Christianity faced the same challenge in the first centuries in the Roman Empire. The Empire placed Caesar as king and nothing and no one could be above Caesar. But Christians maintained that only Christ is Lord, nothing and no one can take the place of God. When we human beings substitute an ideology, a person, a political movement for God, it always leads us away from true freedom. So, today as we celebrate the Feast of Christ the King, we are declaring that Christ is the Lord, that nothing and no one can take the place of God.
But unlike human dictators, human kings, human ideologies, Jesus is a king who does not dominate, does not control. Jesus is A king who lays down is life for us. A king who watches over us as a caring shepherd. A king who cares for the poorest, for the most forgotten.

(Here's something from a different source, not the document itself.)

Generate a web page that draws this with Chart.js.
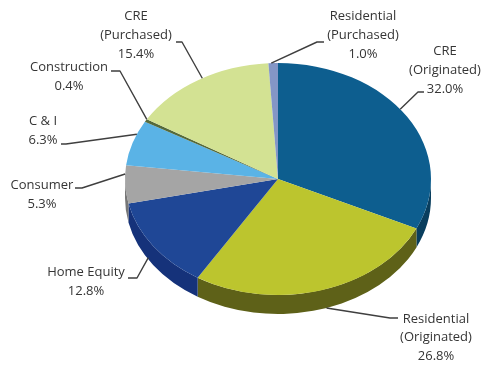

There is a difficulty for us human beings in facing God in that we cannot see God, cannot touch God, cannot hear God. Yet, in Jesus we discover that we can see, touch, hear the living God. But, in a way we often do not even realize. We must recognize the living God in the human beings we meet each day. Including the poor, the sick, the sinner, the weak.
In the Parable of the sheep and goats, the King says to the righteous, when I was hungry you fed me, when I was thirsty you gave me something to drink, when I was a stranger you welcomed me, when I was sick you took care of me. They said, when did we do that for you? The King says, when you did this to one of the least of these brothers and sisters of mine, you did it to me.
So, if you want to touch God, touch with care a fellow human being in need. If you Want to see God, go and be with one fellow human being in need. If you Want to hear God, listen to one fellow human being. Often we are touching God without knowing it, we are seeing God without realizing it, we are in the presence of God without recognizing God’s presence.
Christ is the King, the one who can truly set us free. But he is not to be found in some royal palace or some powerful empire dominating people. We will find this King hidden in the poor, in the sick, in the lonely person right beside us, maybe right within your own family. There we can be with, touch, see, hear this king who cares for us.